--- start SUPPLIED DATA ---

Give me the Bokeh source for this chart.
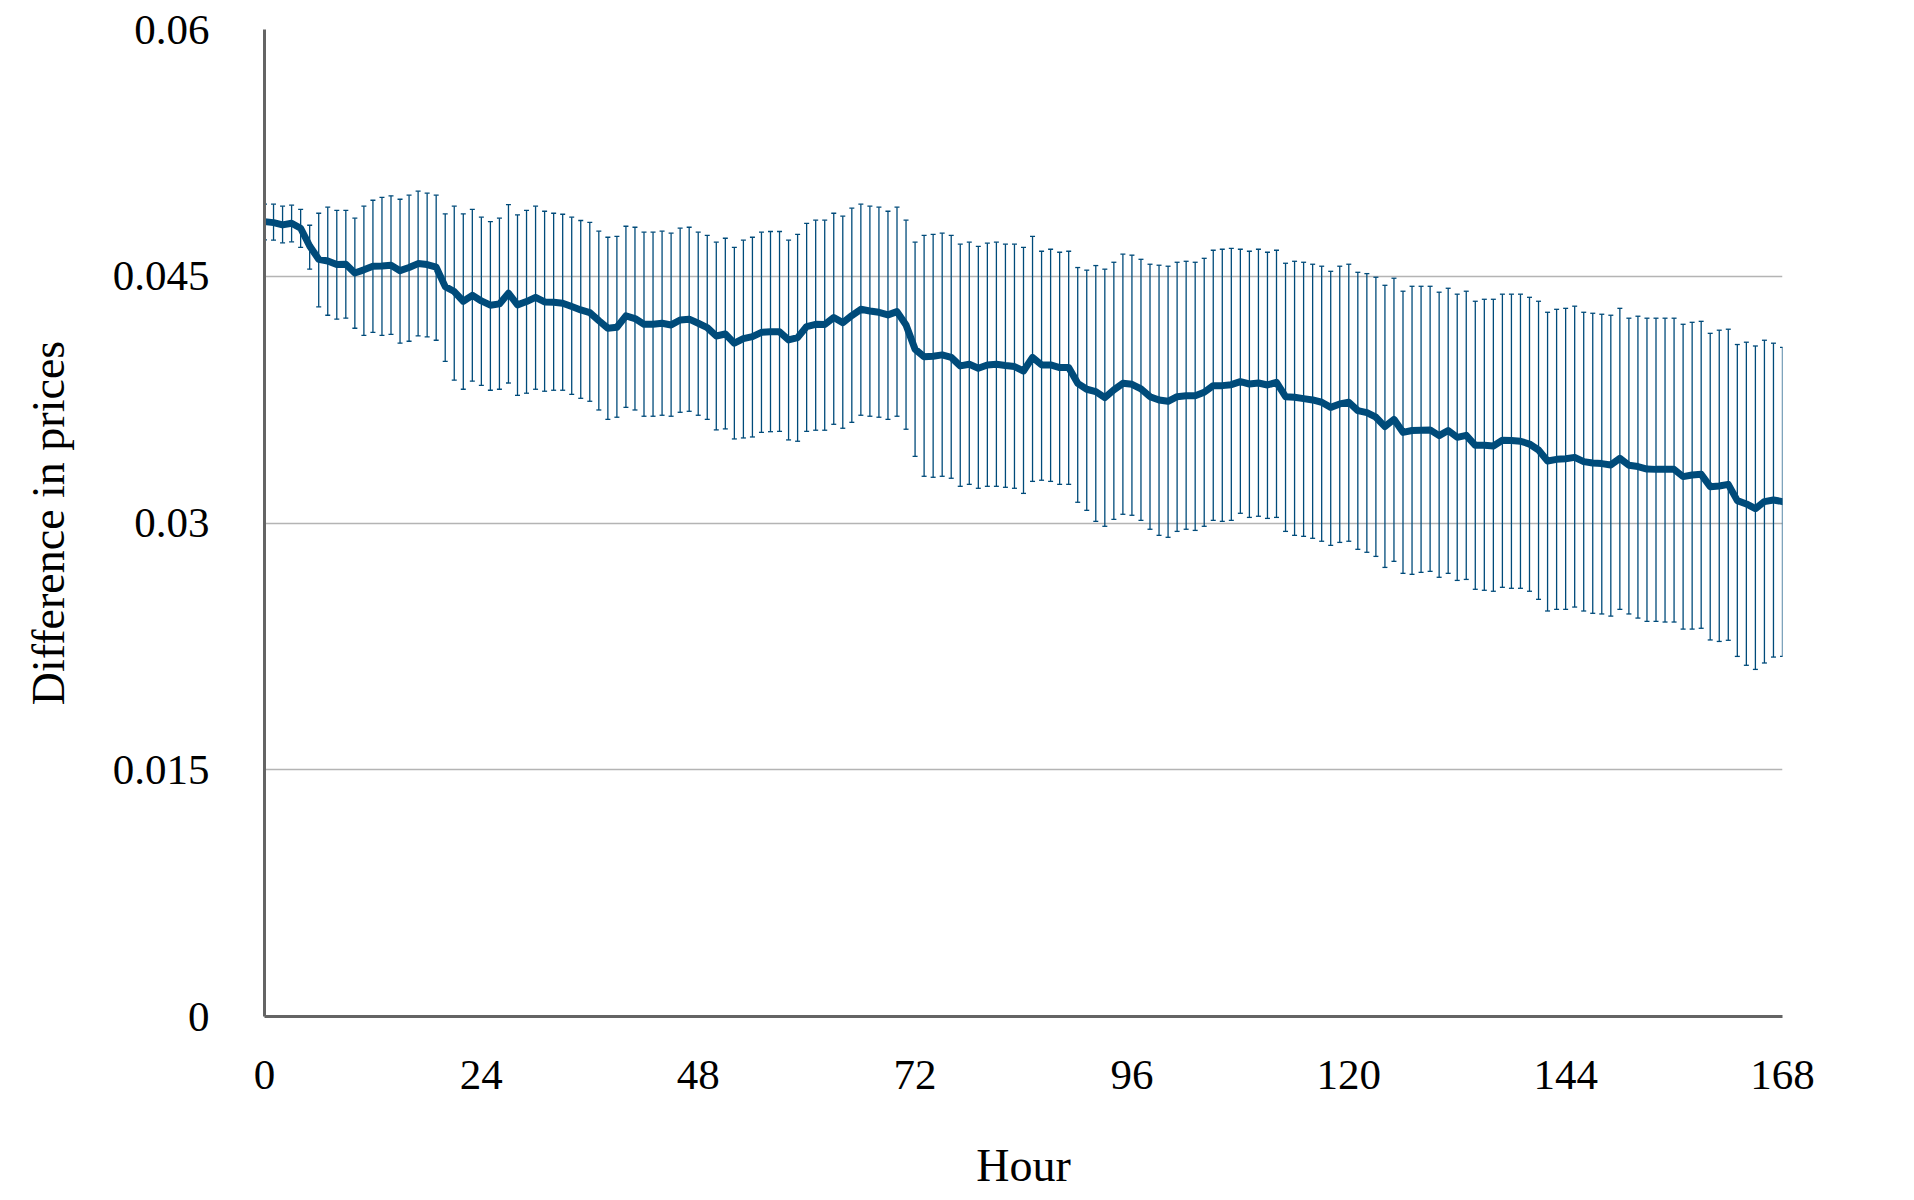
from bokeh.plotting import figure
from bokeh.models import ColumnDataSource, Whisker, TeeHead, FixedTicker, Range1d
from bokeh.embed import file_html
from bokeh.resources import INLINE

hours = list(range(169))

mean_diff = [
    0.04832, 0.04826, 0.04812, 0.04822, 0.04792, 0.04684, 0.04603, 0.04593, 0.04571, 0.04573,
    0.04520, 0.04539, 0.04561, 0.04563, 0.04567, 0.04534, 0.04553, 0.04577, 0.04571, 0.04555,
    0.04437, 0.04407, 0.04348, 0.04384, 0.04350, 0.04324, 0.04332, 0.04397, 0.04326, 0.04346,
    0.04372, 0.04344, 0.04342, 0.04336, 0.04316, 0.04295, 0.04279, 0.04230, 0.04184, 0.04190,
    0.04259, 0.04243, 0.04208, 0.04208, 0.04214, 0.04204, 0.04234, 0.04239, 0.04214, 0.04188,
    0.04137, 0.04149, 0.04093, 0.04121, 0.04133, 0.04159, 0.04162, 0.04162, 0.04113, 0.04127,
    0.04194, 0.04208, 0.04206, 0.04249, 0.04218, 0.04261, 0.04299, 0.04289, 0.04281, 0.04265,
    0.04285, 0.04204, 0.04056, 0.04011, 0.04014, 0.04022, 0.04007, 0.03955, 0.03965, 0.03941,
    0.03961, 0.03965, 0.03957, 0.03951, 0.03924, 0.04007, 0.03961, 0.03961, 0.03945, 0.03945,
    0.03849, 0.03813, 0.03799, 0.03762, 0.03809, 0.03849, 0.03843, 0.03815, 0.03768, 0.03748,
    0.03740, 0.03768, 0.03774, 0.03774, 0.03795, 0.03835, 0.03835, 0.03841, 0.03859, 0.03845,
    0.03851, 0.03839, 0.03855, 0.03768, 0.03764, 0.03756, 0.03748, 0.03734, 0.03703, 0.03724,
    0.03734, 0.03683, 0.03671, 0.03643, 0.03586, 0.03630, 0.03551, 0.03562, 0.03564, 0.03566,
    0.03531, 0.03562, 0.03521, 0.03533, 0.03472, 0.03472, 0.03468, 0.03503, 0.03501, 0.03497,
    0.03480, 0.03444, 0.03377, 0.03387, 0.03391, 0.03399, 0.03373, 0.03365, 0.03361, 0.03353,
    0.03393, 0.03351, 0.03343, 0.03328, 0.03326, 0.03326, 0.03326, 0.03282, 0.03292, 0.03296,
    0.03221, 0.03225, 0.03235, 0.03136, 0.03116, 0.03087, 0.03130, 0.03140, 0.03130,
]

upper_diff = [
    0.04938, 0.04938, 0.04926, 0.04932, 0.04907, 0.04810, 0.04883, 0.04920, 0.04901, 0.04901,
    0.04853, 0.04926, 0.04962, 0.04980, 0.04989, 0.04968, 0.04993, 0.05017, 0.05005, 0.04993,
    0.04879, 0.04926, 0.04879, 0.04907, 0.04859, 0.04832, 0.04853, 0.04936, 0.04873, 0.04901,
    0.04926, 0.04895, 0.04883, 0.04877, 0.04859, 0.04839, 0.04828, 0.04774, 0.04737, 0.04743,
    0.04804, 0.04798, 0.04768, 0.04768, 0.04774, 0.04762, 0.04792, 0.04798, 0.04768, 0.04749,
    0.04707, 0.04731, 0.04676, 0.04719, 0.04737, 0.04768, 0.04772, 0.04772, 0.04719, 0.04755,
    0.04822, 0.04841, 0.04841, 0.04883, 0.04865, 0.04914, 0.04938, 0.04926, 0.04920, 0.04895,
    0.04920, 0.04841, 0.04707, 0.04749, 0.04755, 0.04762, 0.04749, 0.04695, 0.04707, 0.04682,
    0.04701, 0.04707, 0.04695, 0.04695, 0.04676, 0.04743, 0.04652, 0.04664, 0.04646, 0.04652,
    0.04553, 0.04537, 0.04565, 0.04543, 0.04585, 0.04634, 0.04628, 0.04603, 0.04573, 0.04567,
    0.04561, 0.04585, 0.04591, 0.04585, 0.04609, 0.04658, 0.04664, 0.04670, 0.04664, 0.04652,
    0.04664, 0.04646, 0.04658, 0.04579, 0.04591, 0.04585, 0.04573, 0.04561, 0.04530, 0.04561,
    0.04573, 0.04524, 0.04516, 0.04494, 0.04445, 0.04488, 0.04409, 0.04439, 0.04439, 0.04439,
    0.04403, 0.04427, 0.04391, 0.04409, 0.04348, 0.04360, 0.04360, 0.04391, 0.04391, 0.04391,
    0.04372, 0.04348, 0.04281, 0.04299, 0.04305, 0.04318, 0.04281, 0.04275, 0.04269, 0.04263,
    0.04305, 0.04245, 0.04257, 0.04245, 0.04245, 0.04245, 0.04245, 0.04208, 0.04220, 0.04226,
    0.04153, 0.04172, 0.04178, 0.04085, 0.04099, 0.04076, 0.04111, 0.04093, 0.04068,
]

lower_diff = [
    0.04721, 0.04719, 0.04703, 0.04709, 0.04676, 0.04543, 0.04314, 0.04263, 0.04239, 0.04245,
    0.04184, 0.04141, 0.04159, 0.04141, 0.04147, 0.04093, 0.04105, 0.04137, 0.04131, 0.04111,
    0.03983, 0.03868, 0.03813, 0.03862, 0.03837, 0.03807, 0.03813, 0.03851, 0.03776, 0.03789,
    0.03813, 0.03801, 0.03807, 0.03807, 0.03782, 0.03758, 0.03740, 0.03687, 0.03630, 0.03643,
    0.03703, 0.03687, 0.03649, 0.03649, 0.03655, 0.03649, 0.03673, 0.03679, 0.03655, 0.03630,
    0.03566, 0.03572, 0.03511, 0.03517, 0.03523, 0.03551, 0.03555, 0.03557, 0.03505, 0.03497,
    0.03557, 0.03564, 0.03564, 0.03600, 0.03576, 0.03612, 0.03655, 0.03649, 0.03643, 0.03630,
    0.03649, 0.03570, 0.03405, 0.03284, 0.03278, 0.03284, 0.03272, 0.03223, 0.03235, 0.03211,
    0.03223, 0.03223, 0.03217, 0.03211, 0.03180, 0.03253, 0.03260, 0.03253, 0.03235, 0.03235,
    0.03126, 0.03077, 0.03010, 0.02980, 0.03022, 0.03053, 0.03047, 0.03016, 0.02962, 0.02925,
    0.02913, 0.02949, 0.02962, 0.02955, 0.02980, 0.03016, 0.03010, 0.03016, 0.03059, 0.03034,
    0.03041, 0.03028, 0.03034, 0.02949, 0.02925, 0.02919, 0.02907, 0.02889, 0.02864, 0.02882,
    0.02889, 0.02840, 0.02822, 0.02797, 0.02730, 0.02767, 0.02694, 0.02688, 0.02700, 0.02706,
    0.02670, 0.02694, 0.02651, 0.02657, 0.02597, 0.02591, 0.02585, 0.02609, 0.02603, 0.02603,
    0.02585, 0.02536, 0.02465, 0.02475, 0.02475, 0.02489, 0.02465, 0.02451, 0.02447, 0.02434,
    0.02475, 0.02447, 0.02422, 0.02402, 0.02402, 0.02398, 0.02398, 0.02355, 0.02355, 0.02360,
    0.02289, 0.02280, 0.02287, 0.02189, 0.02135, 0.02110, 0.02149, 0.02185, 0.02189,
]

x_ticks = [0, 24, 48, 72, 96, 120, 144, 168]
y_ticks = [0, 0.015, 0.03, 0.045, 0.06]
y_tick_labels = ["0", "0.015", "0.03", "0.045", "0.06"]

LINE_COLOR = "#004b7a"
FONT = "Liberation Serif"

src = ColumnDataSource(data=dict(hour=hours, mean=mean_diff, upper=upper_diff, lower=lower_diff))

p = figure(
    width=1900, height=1193,
    x_range=Range1d(0, 168), y_range=Range1d(0, 0.06),
    output_backend="svg", toolbar_location=None,
    min_border_left=264, min_border_right=118,
    min_border_top=29, min_border_bottom=176,
)
p.outline_line_color = None
p.background_fill_color = "white"
p.border_fill_color = "white"

whisk = Whisker(
    base="hour", upper="upper", lower="lower", source=src, dimension="height",
    line_color=LINE_COLOR, line_width=1.3,
    upper_head=TeeHead(size=5, line_color=LINE_COLOR, line_width=1.3),
    lower_head=TeeHead(size=5, line_color=LINE_COLOR, line_width=1.3),
)
p.add_layout(whisk)

p.line("hour", "mean", source=src, line_color=LINE_COLOR, line_width=7,
       line_join="round", line_cap="round")

# grid
p.xgrid.grid_line_color = None
p.ygrid.grid_line_color = "#b4b4b4"
p.ygrid.grid_line_width = 1.3
p.ygrid.ticker = FixedTicker(ticks=y_ticks)

# axes
p.xaxis.ticker = FixedTicker(ticks=x_ticks)
p.yaxis.ticker = FixedTicker(ticks=y_ticks)
p.yaxis.major_label_overrides = {t: l for t, l in zip(y_ticks, y_tick_labels)}

for ax in (p.xaxis[0], p.yaxis[0]):
    ax.axis_line_color = "#646464"
    ax.axis_line_width = 3
    ax.major_tick_line_color = None
    ax.minor_tick_line_color = None
    ax.major_tick_in = 0
    ax.major_tick_out = 0
    ax.minor_tick_in = 0
    ax.minor_tick_out = 0
    ax.major_label_text_font = FONT
    ax.major_label_text_font_size = "43px"
    ax.major_label_text_color = "black"
    ax.axis_label_text_font = FONT
    ax.axis_label_text_font_size = "46px"
    ax.axis_label_text_font_style = "normal"
    ax.axis_label_text_color = "black"

p.xaxis.axis_label = "Hour"
p.yaxis.axis_label = "Difference in prices"
p.xaxis.major_label_standoff = 44
p.xaxis.axis_label_standoff = 48
p.yaxis.major_label_standoff = 55
p.yaxis.axis_label_standoff = 36

open("out.html", "w").write(file_html(p, INLINE))
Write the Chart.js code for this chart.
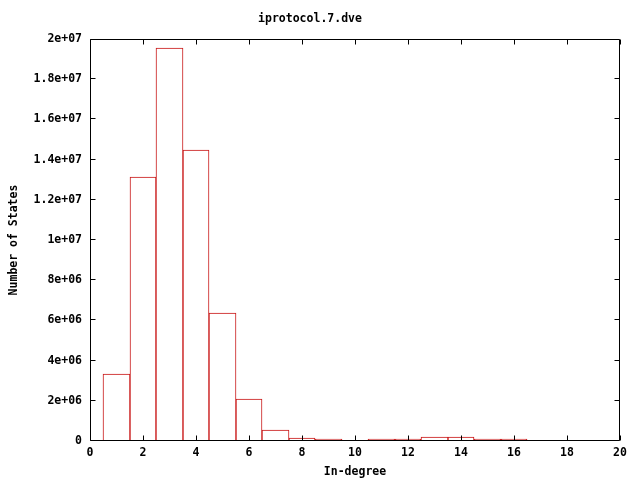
<!DOCTYPE html>
<html>
<head>
<meta charset="utf-8">
<script src="https://cdn.jsdelivr.net/npm/chart.js@4"></script>
<style>
  html, body { margin: 0; padding: 0; background: #ffffff; }
  canvas { display: block; }
</style>
</head>
<body>
<canvas id="c" width="640" height="480"></canvas>
<script>
// ---- data ----
const chartTitle = 'iprotocol.7.dve';
const xLabel = 'In-degree';
const yLabel = 'Number of States';
const inDegree = [1, 2, 3, 4, 5, 6, 7, 8, 9, 10, 11, 12, 13, 14, 15, 16, 17, 18, 19];
const numStates = [3300000, 13130000, 19550000, 14470000, 6350000, 2050000, 520000, 100000, 50000, 0,
                   70000, 70000, 170000, 170000, 50000, 50000, 0, 0, 0];
const xTicks = [0, 2, 4, 6, 8, 10, 12, 14, 16, 18, 20];
const yTicks = [0, 2e6, 4e6, 6e6, 8e6, 1e7, 1.2e7, 1.4e7, 1.6e7, 1.8e7, 2e7];
const yTickLabels = ['0', '2e+06', '4e+06', '6e+06', '8e+06', '1e+07', '1.2e+07', '1.4e+07', '1.6e+07', '1.8e+07', '2e+07'];

const FONT = { family: '"DejaVu Sans Mono", "Liberation Mono", monospace', size: 11.5, weight: 'bold', lineHeight: 1.2 };
const BAR_COLOR = '#c81414';

// snap bar edges produced by the scales to whole pixels so outlines stay crisp
const snapPlugin = {
  id: 'snapBars',
  beforeDatasetsDraw(chart) {
    chart.getSortedVisibleDatasetMetas().forEach(meta => {
      meta.data.forEach(el => {
        const l = Math.round(el.x - el.width / 2);
        const r = Math.round(el.x + el.width / 2);
        el.x = (l + r) / 2;
        el.width = r - l;
        el.y = Math.floor(el.y + 1e-6);
        el.base = Math.round(el.base);
      });
    });
  }
};

const framePlugin = {
  id: 'gnuplotFrame',
  afterDatasetsDraw(chart) {
    const { ctx, chartArea: a, scales } = chart;
    ctx.save();
    ctx.strokeStyle = '#000000';
    ctx.lineWidth = 1;
    const L = Math.round(a.left) + 0.5, R = Math.round(a.right) - 0.5;
    const T = Math.round(a.top) + 0.5, B = Math.round(a.bottom) - 0.5;
    ctx.beginPath();
    ctx.rect(L, T, R - L, B - T);
    const tl = 5;
    xTicks.forEach(v => {
      const px = Math.round(scales.x.getPixelForValue(v)) + 0.5;
      ctx.moveTo(px, B); ctx.lineTo(px, B - tl);
      ctx.moveTo(px, T); ctx.lineTo(px, T + tl);
    });
    yTicks.forEach(v => {
      const py = Math.min(B, Math.max(T, Math.round(scales.y.getPixelForValue(v)) - 0.5));
      ctx.moveTo(L, py); ctx.lineTo(L + tl, py);
      ctx.moveTo(R, py); ctx.lineTo(R - tl, py);
    });
    ctx.stroke();
    ctx.restore();
  }
};

new Chart(document.getElementById('c'), {
  type: 'bar',
  data: {
    datasets: [{
      data: inDegree.map((x, i) => ({ x: x, y: numStates[i] })),
      backgroundColor: '#ffffff',
      borderColor: BAR_COLOR,
      borderWidth: 1,
      borderSkipped: false,
      barPercentage: 1.0,
      categoryPercentage: 1.0
    }]
  },
  options: {
    responsive: false,
    animation: false,
    layout: { padding: { left: 0, right: 20, top: 0, bottom: 0 } },
    plugins: {
      legend: { display: false },
      tooltip: { enabled: false },
      title: {
        display: true,
        text: chartTitle,
        color: '#000000',
        font: FONT,
        padding: { top: 12, bottom: 13.2 }
      }
    },
    scales: {
      x: {
        type: 'linear',
        min: 0, max: 20,
        offset: false,
        grid: { display: false, offset: false, drawTicks: false },
        border: { display: false },
        afterBuildTicks(scale) { scale.ticks = xTicks.map(v => ({ value: v })); },
        ticks: { color: '#000000', font: FONT, padding: 5, maxRotation: 0, autoSkip: false },
        title: { display: true, text: xLabel, color: '#000000', font: FONT, padding: { top: 0, bottom: 1 } },
        afterFit(scale) { scale.height = 39; }
      },
      y: {
        min: 0, max: 2e7,
        grid: { display: false, drawTicks: false },
        border: { display: false },
        afterBuildTicks(scale) { scale.ticks = yTicks.map(v => ({ value: v })); },
        ticks: {
          color: '#000000', font: FONT, padding: 8, autoSkip: false,
          callback: (v, i) => yTickLabels[i]
        },
        title: { display: true, text: yLabel, color: '#000000', font: FONT, padding: { top: 7, bottom: 0 } },
        afterFit(scale) { scale.width = 90; }
      }
    }
  },
  plugins: [snapPlugin, framePlugin]
});
</script>
</body>
</html>
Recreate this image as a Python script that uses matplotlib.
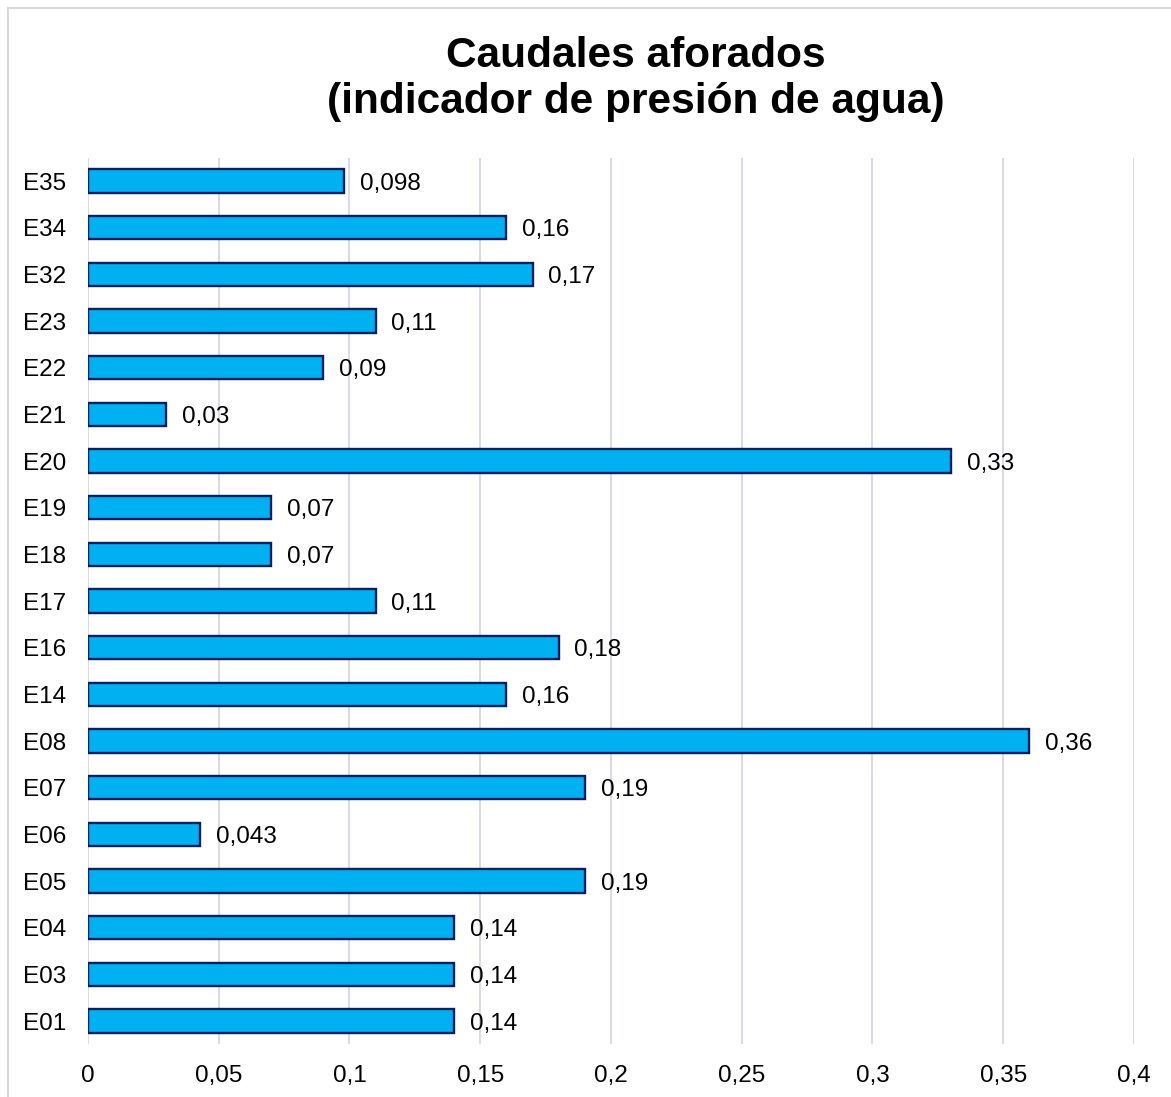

--- end SUPPLIED DATA ---

### WHAT THIS TASK INVOLVES
Leave the pictures out and repeat exactly the lines from the beginning of the records to the line bearing "hours = list(range(169))", both ends counted.

### TASK RESULT
Give me the Bokeh source for this chart.
from bokeh.plotting import figure
from bokeh.models import ColumnDataSource, Whisker, TeeHead, FixedTicker, Range1d
from bokeh.embed import file_html
from bokeh.resources import INLINE

hours = list(range(169))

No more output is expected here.